Nylon

I haven’t picked up a classical guitar for at least a year, and it’s been two or three since I was practicing regularly. But, in the move, I found mine under the bed, pulled it out, dusted it off, and promptly broke two of the five strings.

While my parents were in town, my father kindly popped in to Rayburn to secure the cheapest classical strings they had. (As he explained to the clerk who tried to push a far nicer set, I’m an experienced trumpet player, but a terrible guitarist, and my father was rightly sure I couldn’t tell the difference between one set of strings and another.)

This morning, at a mind-numbingly slow pace, I restrung and wound and wound and wound the new set.
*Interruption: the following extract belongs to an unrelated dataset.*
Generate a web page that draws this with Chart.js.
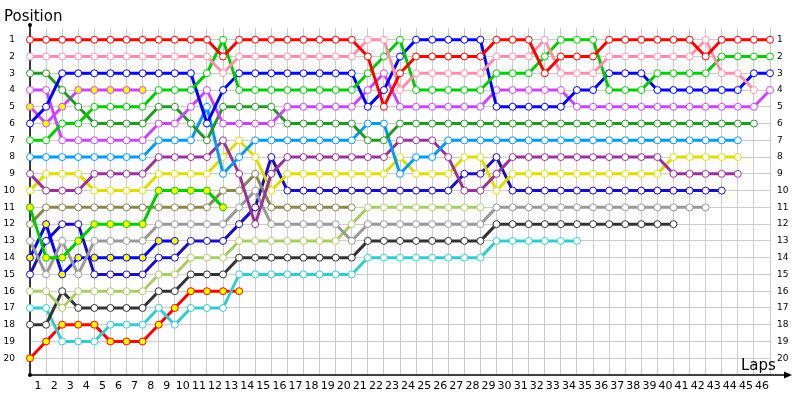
<!DOCTYPE html>
<html>
<head>
<meta charset="utf-8">
<script src="https://cdn.jsdelivr.net/npm/chart.js@4/dist/chart.umd.min.js"></script>
<style>
  html, body { margin: 0; padding: 0; background: #fff; }
  #wrap { width: 800px; height: 400px; }
</style>
</head>
<body>
<div id="wrap"><canvas id="lapChart"></canvas></div>
<script>
// Voltas (eixo x) e posições (eixo y)
const laps = [0,1,2,3,4,5,6,7,8,9,10,11,12,13,14,15,16,17,18,19,20,21,22,23,24,25,26,27,28,29,30,31,32,33,34,35,36,37,38,39,40,41,42,43,44,45,46];
const positions = [1,2,3,4,5,6,7,8,9,10,11,12,13,14,15,16,17,18,19,20];

// Posição de cada piloto por volta (índice = volta)
const red        = [1,1,1,1,1,1,1,1,1,1,1,1,2,1,1,1,1,1,1,1,1,2,5,3,2,2,2,2,2,1,1,1,3,2,2,2,1,1,1,1,1,1,2,1,1,1,1];
const pink       = [2,2,2,2,2,2,2,2,2,2,2,2,3,2,2,2,2,2,2,2,2,1,1,4,3,3,3,3,3,2,2,2,1,3,3,3,2,2,2,2,2,2,1,3,3,4];
const green      = [7,7,6,6,5,5,5,5,4,4,4,3,1,4,4,4,4,4,4,4,4,3,2,1,4,4,4,4,4,3,3,3,2,1,1,1,4,4,4,3,3,3,3,2,2,2,2];
const blue       = [6,5,3,3,3,3,3,3,3,3,3,6,4,3,3,3,3,3,3,3,3,5,4,2,1,1,1,1,1,5,5,5,5,5,4,4,3,3,3,4,4,4,4,4,4,3,3];
const magenta    = [4,4,7,7,7,7,7,7,6,6,5,4,6,6,6,6,5,5,5,5,5,4,3,5,5,5,5,5,5,4,4,4,4,4,5,5,5,5,5,5,5,5,5,5,5,5,4];
const darkGreen  = [3,3,4,5,6,6,6,6,5,5,6,7,5,5,5,5,6,6,6,6,6,7,7,6,6,6,6,6,6,6,6,6,6,6,6,6,6,6,6,6,6,6,6,6,6,6];
const magentaY   = [5,6,5,4,4,4,4,4];
const lightBlue  = [8,8,8,8,8,8,8,8,7,7,7,5,9,8,7,7,7,7,7,7,7,6,6,9,8,8,7,7,7,7,7,7,7,7,7,7,7,7,7,7,7,7,7,7,7];
const purple     = [9,10,10,10,9,9,9,9,8,8,8,8,7,9,12,9,8,8,8,8,8,8,8,7,7,7,8,10,10,9,8,8,8,8,8,8,8,8,8,8,9,9,9,9,9];
const yellow     = [10,9,9,9,10,10,10,10,9,9,9,9,8,7,8,10,9,9,9,9,9,9,9,8,9,9,9,8,8,10,9,9,9,9,9,9,9,9,9,9,8,8,8,8,8];
const greenY     = [11,14,14,13,12,12,12,12,10,10,10,10,11];
const olive      = [12,11,11,11,11,11,11,11,11,11,11,11,10,10,9,11,11,11,11,11,11];
const gray       = [13,15,13,15,13,13,13,13,12,12,12,12,12,11,10,12,12,12,12,12,13,12,12,12,12,12,12,12,12,11,11,11,11,11,11,11,11,11,11,11,11,11,11];
const blueY      = [14,12,15,14,14,14,14,14,13,13];
const darkBlue   = [15,13,12,12,15,15,15,15,14,14,13,13,13,12,11,8,10,10,10,10,10,10,10,10,10,10,10,9,9,8,10,10,10,10,10,10,10,10,10,10,10,10,10,10];
const lightGreen = [16,16,17,16,16,16,16,16,15,15,14,14,14,13,13,13,13,13,13,13,12,11,11,11,11,11,11,11,11];
const darkGray   = [18,18,16,17,17,17,17,17,16,16,15,15,15,14,14,14,14,14,14,14,14,13,13,13,13,13,13,13,13,12,12,12,12,12,12,12,12,12,12,12,12];
const cyan       = [17,17,19,19,19,18,18,18,17,18,17,17,17,15,15,15,15,15,15,15,15,14,14,14,14,14,14,14,14,13,13,13,13,13,13];
const redY       = [20,19,18,18,18,19,19,19,18,17,16,16,16,16];

// cor da linha / preenchimento do marcador
const drivers = [
  { data: red,        color: '#ff0000', fill: '#ffffff' },
  { data: pink,       color: '#ff8fab', fill: '#ffffff' },
  { data: green,      color: '#00cc00', fill: '#ffffff' },
  { data: blue,       color: '#0000ff', fill: '#ffffff' },
  { data: magenta,    color: '#cc44ff', fill: '#ffffff' },
  { data: darkGreen,  color: '#229922', fill: '#ffffff' },
  { data: magentaY,   color: '#cc44ff', fill: '#ffff00' },
  { data: lightBlue,  color: '#0099ff', fill: '#ffffff' },
  { data: purple,     color: '#993399', fill: '#ffffff' },
  { data: yellow,     color: '#dddd00', fill: '#ffffff' },
  { data: greenY,     color: '#00cc00', fill: '#ffff00' },
  { data: olive,      color: '#888850', fill: '#ffffff' },
  { data: gray,       color: '#999999', fill: '#ffffff' },
  { data: blueY,      color: '#0000ff', fill: '#ffff00' },
  { data: darkBlue,   color: '#1a0dbf', fill: '#ffffff' },
  { data: lightGreen, color: '#aacc66', fill: '#ffffff' },
  { data: darkGray,   color: '#333333', fill: '#ffffff' },
  { data: cyan,       color: '#33cccc', fill: '#ffffff' },
  { data: redY,       color: '#ff0000', fill: '#ffff00' }
];

const tickFont = { family: "'DejaVu Sans', sans-serif", size: 11 };
const sideFont = { family: "'DejaVu Sans', sans-serif", size: 9 };

// Eixos desenhados à mão: seta, pontos e títulos
const axisDecor = {
  id: 'axisDecor',
  beforeDatasetsDraw(chart) {
    const { ctx, chartArea: a } = chart;
    ctx.save();
    ctx.strokeStyle = '#000';
    ctx.fillStyle = '#000';
    ctx.lineWidth = 1.5;
    ctx.beginPath();
    ctx.moveTo(a.left, 25);
    ctx.lineTo(a.left, a.bottom);
    ctx.lineTo(788, a.bottom);
    ctx.stroke();
    ctx.beginPath();
    ctx.moveTo(784, a.bottom - 3.5);
    ctx.lineTo(792, a.bottom);
    ctx.lineTo(784, a.bottom + 3.5);
    ctx.closePath();
    ctx.fill();
    ctx.beginPath();
    ctx.arc(a.left, 25, 2, 0, Math.PI * 2);
    ctx.arc(a.left, a.bottom, 2, 0, Math.PI * 2);
    ctx.fill();
    ctx.restore();
  },
  afterDraw(chart) {
    const { ctx, chartArea: a } = chart;
    ctx.save();
    ctx.fillStyle = '#000';
    ctx.font = "15px 'DejaVu Sans', sans-serif";
    ctx.textBaseline = 'alphabetic';
    ctx.textAlign = 'left';
    ctx.fillText('Position', 4, 21);
    ctx.fillText('Laps', 741, a.bottom - 5);
    ctx.restore();
  }
};

const yTicks = scale => { scale.ticks = positions.map(v => ({ value: v })); };

new Chart(document.getElementById('lapChart'), {
  type: 'line',
  data: {
    labels: laps,
    datasets: drivers.map(d => ({
      data: d.data,
      borderColor: d.color,
      borderWidth: 3,
      pointRadius: 3.5,
      pointBorderWidth: 1,
      pointBorderColor: d.color,
      pointBackgroundColor: d.fill,
      tension: 0,
      fill: false,
      clip: false
    }))
  },
  options: {
    responsive: true,
    maintainAspectRatio: false,
    animation: false,
    layout: { padding: { top: 28, left: 0, right: 0, bottom: 0 } },
    plugins: { legend: { display: false }, tooltip: { enabled: false } },
    scales: {
      x: {
        type: 'linear',
        min: 0,
        max: 46,
        afterBuildTicks: scale => { scale.ticks = laps.map(v => ({ value: v })); },
        afterFit: scale => { scale.height = 25; },
        grid: { color: '#cccccc', drawTicks: false },
        border: { display: false },
        ticks: {
          autoSkip: false,
          maxRotation: 0,
          padding: 5,
          labelOffset: -8,
          color: '#000',
          font: tickFont,
          callback: v => (v === 0 ? '' : String(v))
        }
      },
      y: {
        type: 'linear',
        position: 'left',
        reverse: true,
        min: 0.3,
        max: 21,
        afterBuildTicks: yTicks,
        afterFit: scale => { scale.width = 30; },
        grid: { color: '#cccccc', drawTicks: false },
        border: { display: false },
        ticks: { padding: 15, color: '#000', font: sideFont }
      },
      y2: {
        type: 'linear',
        position: 'right',
        reverse: true,
        min: 0.3,
        max: 21,
        afterBuildTicks: yTicks,
        afterFit: scale => { scale.width = 30; },
        grid: { display: false, drawTicks: false },
        border: { display: false },
        ticks: { padding: 7, color: '#000', font: sideFont }
      }
    }
  },
  plugins: [axisDecor]
});
</script>
</body>
</html>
And then, I pulled out Mills’ Student Repertoire, and slowly worked my way through a handful of songs: Fernando Sor’s “Study in C (Opus 31, No. 1)”, a Ferdinando Carulli Andantino, and a Dionisio Aguado Lesson.

The sharp strings were cutting into the uncalloused fingers of my left hand, and it took me a slew of passes on each piece to make my way through error-free. But I was also reminded of how much I love the sound of classical guitar (and have since, as a small child, I used to fall asleep every night to a record of Julian Bream lute suites, The Woods So Wild). And, even more so, how satisfying it is to make that sound myself.